_Data extract_.
----------

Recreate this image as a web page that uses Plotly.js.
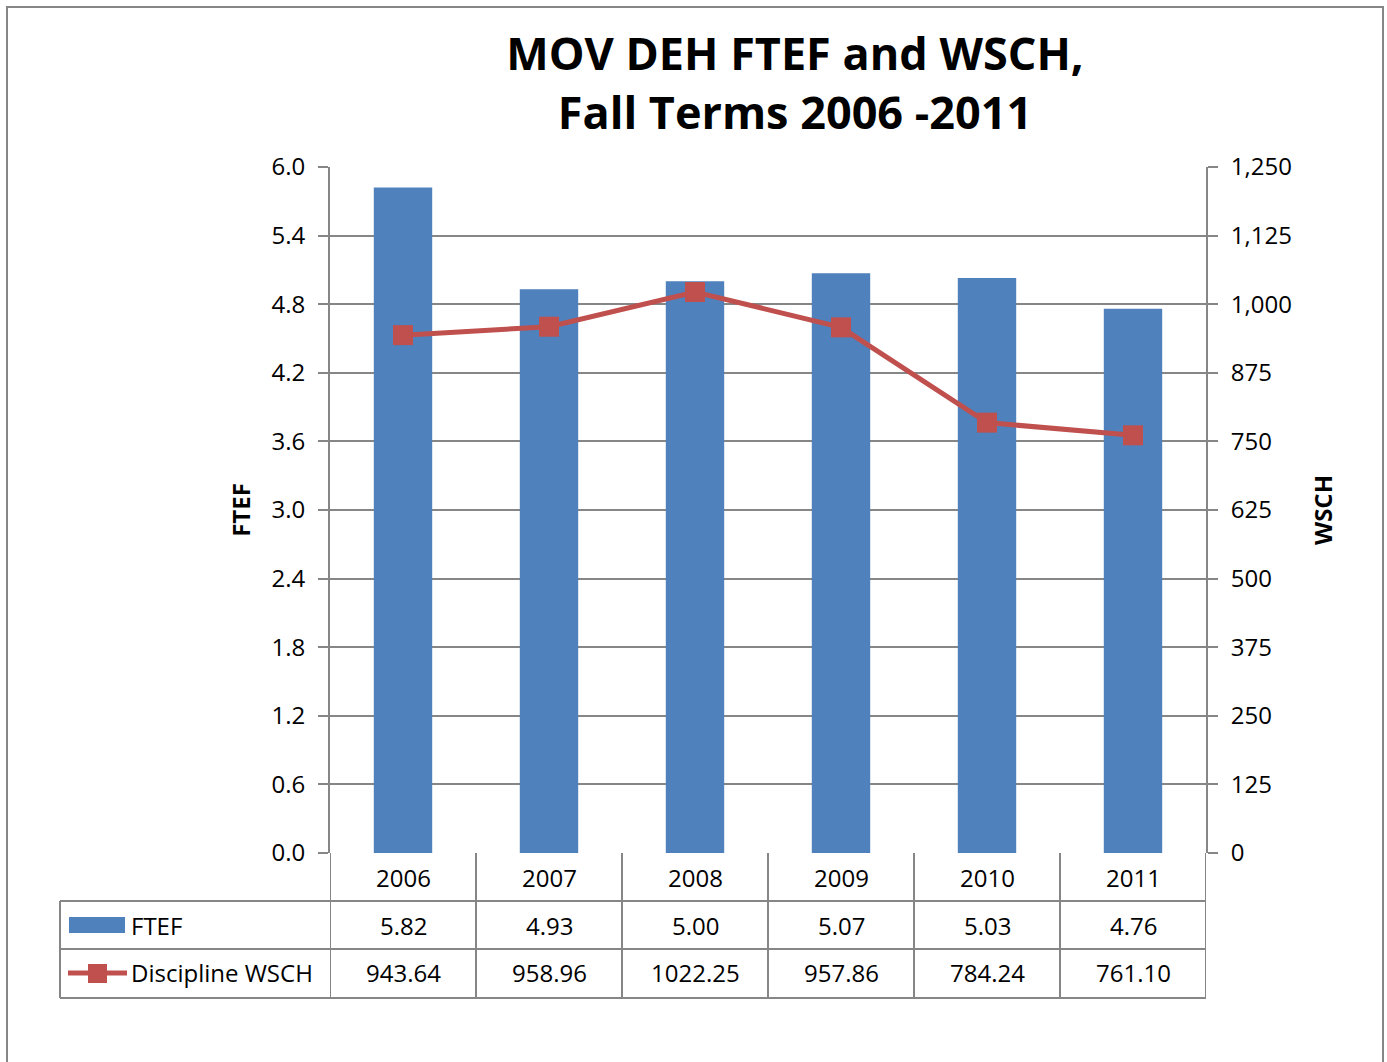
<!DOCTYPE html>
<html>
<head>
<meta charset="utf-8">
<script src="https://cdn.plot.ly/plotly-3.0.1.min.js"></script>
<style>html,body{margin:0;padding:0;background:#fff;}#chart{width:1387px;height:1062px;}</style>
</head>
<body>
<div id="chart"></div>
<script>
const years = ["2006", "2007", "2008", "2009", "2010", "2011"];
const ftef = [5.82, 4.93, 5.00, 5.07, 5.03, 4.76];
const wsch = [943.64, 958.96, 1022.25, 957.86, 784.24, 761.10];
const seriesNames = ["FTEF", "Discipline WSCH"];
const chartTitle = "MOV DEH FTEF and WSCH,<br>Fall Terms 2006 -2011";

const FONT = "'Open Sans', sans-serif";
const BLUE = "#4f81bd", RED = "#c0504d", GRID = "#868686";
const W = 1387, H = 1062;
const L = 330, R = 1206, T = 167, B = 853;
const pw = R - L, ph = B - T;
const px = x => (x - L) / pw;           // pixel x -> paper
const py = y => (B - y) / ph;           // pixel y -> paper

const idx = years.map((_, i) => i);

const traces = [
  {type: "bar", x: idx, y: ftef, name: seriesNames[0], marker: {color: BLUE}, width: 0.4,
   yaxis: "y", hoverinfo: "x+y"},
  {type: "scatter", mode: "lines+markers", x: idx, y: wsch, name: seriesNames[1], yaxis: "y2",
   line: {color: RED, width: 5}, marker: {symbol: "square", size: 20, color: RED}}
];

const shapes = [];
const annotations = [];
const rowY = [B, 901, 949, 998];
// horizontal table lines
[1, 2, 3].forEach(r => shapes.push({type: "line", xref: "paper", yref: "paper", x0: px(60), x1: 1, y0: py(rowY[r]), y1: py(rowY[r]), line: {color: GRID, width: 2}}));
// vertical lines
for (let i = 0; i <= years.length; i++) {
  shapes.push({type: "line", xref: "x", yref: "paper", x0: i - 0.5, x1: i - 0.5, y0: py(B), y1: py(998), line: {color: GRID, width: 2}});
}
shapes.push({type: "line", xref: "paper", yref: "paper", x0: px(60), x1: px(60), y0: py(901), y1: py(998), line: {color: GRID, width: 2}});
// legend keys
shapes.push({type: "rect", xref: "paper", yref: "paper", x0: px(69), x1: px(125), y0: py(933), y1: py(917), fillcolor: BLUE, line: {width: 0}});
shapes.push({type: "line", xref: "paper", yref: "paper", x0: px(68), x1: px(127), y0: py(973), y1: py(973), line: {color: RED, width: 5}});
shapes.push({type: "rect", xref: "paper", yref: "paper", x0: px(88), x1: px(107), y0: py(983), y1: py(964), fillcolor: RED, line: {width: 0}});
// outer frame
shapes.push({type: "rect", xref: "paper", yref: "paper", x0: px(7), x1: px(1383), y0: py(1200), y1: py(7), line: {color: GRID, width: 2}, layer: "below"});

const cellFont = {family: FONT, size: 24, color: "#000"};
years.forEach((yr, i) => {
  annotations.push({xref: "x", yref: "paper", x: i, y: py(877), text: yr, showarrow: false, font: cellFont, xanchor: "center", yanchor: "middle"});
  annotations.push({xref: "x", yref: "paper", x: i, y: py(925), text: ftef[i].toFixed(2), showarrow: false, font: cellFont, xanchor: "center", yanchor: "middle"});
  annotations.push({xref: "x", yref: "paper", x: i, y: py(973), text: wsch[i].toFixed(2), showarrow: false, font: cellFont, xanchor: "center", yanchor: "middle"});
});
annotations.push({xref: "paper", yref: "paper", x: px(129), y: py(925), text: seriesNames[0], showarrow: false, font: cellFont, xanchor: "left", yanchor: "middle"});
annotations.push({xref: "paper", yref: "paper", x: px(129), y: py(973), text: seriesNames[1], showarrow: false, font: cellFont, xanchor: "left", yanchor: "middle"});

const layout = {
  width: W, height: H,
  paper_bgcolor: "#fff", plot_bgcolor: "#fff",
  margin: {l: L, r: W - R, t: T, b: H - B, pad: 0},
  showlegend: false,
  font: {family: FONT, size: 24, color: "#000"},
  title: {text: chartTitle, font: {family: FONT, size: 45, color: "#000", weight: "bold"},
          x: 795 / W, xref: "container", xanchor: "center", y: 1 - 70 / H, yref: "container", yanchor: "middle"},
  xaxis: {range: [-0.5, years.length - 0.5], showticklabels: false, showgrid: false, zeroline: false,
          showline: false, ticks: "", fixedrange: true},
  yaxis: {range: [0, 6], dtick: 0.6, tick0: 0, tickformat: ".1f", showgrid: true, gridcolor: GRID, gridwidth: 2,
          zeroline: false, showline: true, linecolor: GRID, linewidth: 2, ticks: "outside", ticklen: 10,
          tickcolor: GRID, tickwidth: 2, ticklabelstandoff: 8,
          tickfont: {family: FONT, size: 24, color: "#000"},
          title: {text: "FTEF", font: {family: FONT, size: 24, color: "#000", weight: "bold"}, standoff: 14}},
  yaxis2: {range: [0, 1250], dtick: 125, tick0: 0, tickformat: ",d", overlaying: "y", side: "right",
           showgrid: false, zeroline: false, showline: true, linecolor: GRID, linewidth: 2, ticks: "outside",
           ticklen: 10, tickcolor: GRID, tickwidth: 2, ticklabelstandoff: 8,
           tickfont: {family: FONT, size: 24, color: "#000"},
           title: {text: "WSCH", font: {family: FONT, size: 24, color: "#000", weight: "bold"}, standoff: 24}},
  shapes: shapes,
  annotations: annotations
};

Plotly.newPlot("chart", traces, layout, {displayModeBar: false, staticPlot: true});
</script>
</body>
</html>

----------

_What to do_. Omit pictures; set down the rest of the material word for word.

_Answer to the exercise_.
Recreate this image as a web page that uses Plotly.js.
<!DOCTYPE html>
<html>
<head>
<meta charset="utf-8">
<script src="https://cdn.plot.ly/plotly-3.0.1.min.js"></script>
<style>html,body{margin:0;padding:0;background:#fff;}#chart{width:1387px;height:1062px;}</style>
</head>
<body>
<div id="chart"></div>
<script>
const years = ["2006", "2007", "2008", "2009", "2010", "2011"];
const ftef = [5.82, 4.93, 5.00, 5.07, 5.03, 4.76];
const wsch = [943.64, 958.96, 1022.25, 957.86, 784.24, 761.10];
const seriesNames = ["FTEF", "Discipline WSCH"];
const chartTitle = "MOV DEH FTEF and WSCH,<br>Fall Terms 2006 -2011";

const FONT = "'Open Sans', sans-serif";
const BLUE = "#4f81bd", RED = "#c0504d", GRID = "#868686";
const W = 1387, H = 1062;
const L = 330, R = 1206, T = 167, B = 853;
const pw = R - L, ph = B - T;
const px = x => (x - L) / pw;           // pixel x -> paper
const py = y => (B - y) / ph;           // pixel y -> paper

const idx = years.map((_, i) => i);

const traces = [
  {type: "bar", x: idx, y: ftef, name: seriesNames[0], marker: {color: BLUE}, width: 0.4,
   yaxis: "y", hoverinfo: "x+y"},
  {type: "scatter", mode: "lines+markers", x: idx, y: wsch, name: seriesNames[1], yaxis: "y2",
   line: {color: RED, width: 5}, marker: {symbol: "square", size: 20, color: RED}}
];

const shapes = [];
const annotations = [];
const rowY = [B, 901, 949, 998];
// horizontal table lines
[1, 2, 3].forEach(r => shapes.push({type: "line", xref: "paper", yref: "paper", x0: px(60), x1: 1, y0: py(rowY[r]), y1: py(rowY[r]), line: {color: GRID, width: 2}}));
// vertical lines
for (let i = 0; i <= years.length; i++) {
  shapes.push({type: "line", xref: "x", yref: "paper", x0: i - 0.5, x1: i - 0.5, y0: py(B), y1: py(998), line: {color: GRID, width: 2}});
}
shapes.push({type: "line", xref: "paper", yref: "paper", x0: px(60), x1: px(60), y0: py(901), y1: py(998), line: {color: GRID, width: 2}});
// legend keys
shapes.push({type: "rect", xref: "paper", yref: "paper", x0: px(69), x1: px(125), y0: py(933), y1: py(917), fillcolor: BLUE, line: {width: 0}});
shapes.push({type: "line", xref: "paper", yref: "paper", x0: px(68), x1: px(127), y0: py(973), y1: py(973), line: {color: RED, width: 5}});
shapes.push({type: "rect", xref: "paper", yref: "paper", x0: px(88), x1: px(107), y0: py(983), y1: py(964), fillcolor: RED, line: {width: 0}});
// outer frame
shapes.push({type: "rect", xref: "paper", yref: "paper", x0: px(7), x1: px(1383), y0: py(1200), y1: py(7), line: {color: GRID, width: 2}, layer: "below"});

const cellFont = {family: FONT, size: 24, color: "#000"};
years.forEach((yr, i) => {
  annotations.push({xref: "x", yref: "paper", x: i, y: py(877), text: yr, showarrow: false, font: cellFont, xanchor: "center", yanchor: "middle"});
  annotations.push({xref: "x", yref: "paper", x: i, y: py(925), text: ftef[i].toFixed(2), showarrow: false, font: cellFont, xanchor: "center", yanchor: "middle"});
  annotations.push({xref: "x", yref: "paper", x: i, y: py(973), text: wsch[i].toFixed(2), showarrow: false, font: cellFont, xanchor: "center", yanchor: "middle"});
});
annotations.push({xref: "paper", yref: "paper", x: px(129), y: py(925), text: seriesNames[0], showarrow: false, font: cellFont, xanchor: "left", yanchor: "middle"});
annotations.push({xref: "paper", yref: "paper", x: px(129), y: py(973), text: seriesNames[1], showarrow: false, font: cellFont, xanchor: "left", yanchor: "middle"});

const layout = {
  width: W, height: H,
  paper_bgcolor: "#fff", plot_bgcolor: "#fff",
  margin: {l: L, r: W - R, t: T, b: H - B, pad: 0},
  showlegend: false,
  font: {family: FONT, size: 24, color: "#000"},
  title: {text: chartTitle, font: {family: FONT, size: 45, color: "#000", weight: "bold"},
          x: 795 / W, xref: "container", xanchor: "center", y: 1 - 70 / H, yref: "container", yanchor: "middle"},
  xaxis: {range: [-0.5, years.length - 0.5], showticklabels: false, showgrid: false, zeroline: false,
          showline: false, ticks: "", fixedrange: true},
  yaxis: {range: [0, 6], dtick: 0.6, tick0: 0, tickformat: ".1f", showgrid: true, gridcolor: GRID, gridwidth: 2,
          zeroline: false, showline: true, linecolor: GRID, linewidth: 2, ticks: "outside", ticklen: 10,
          tickcolor: GRID, tickwidth: 2, ticklabelstandoff: 8,
          tickfont: {family: FONT, size: 24, color: "#000"},
          title: {text: "FTEF", font: {family: FONT, size: 24, color: "#000", weight: "bold"}, standoff: 14}},
  yaxis2: {range: [0, 1250], dtick: 125, tick0: 0, tickformat: ",d", overlaying: "y", side: "right",
           showgrid: false, zeroline: false, showline: true, linecolor: GRID, linewidth: 2, ticks: "outside",
           ticklen: 10, tickcolor: GRID, tickwidth: 2, ticklabelstandoff: 8,
           tickfont: {family: FONT, size: 24, color: "#000"},
           title: {text: "WSCH", font: {family: FONT, size: 24, color: "#000", weight: "bold"}, standoff: 24}},
  shapes: shapes,
  annotations: annotations
};

Plotly.newPlot("chart", traces, layout, {displayModeBar: false, staticPlot: true});
</script>
</body>
</html>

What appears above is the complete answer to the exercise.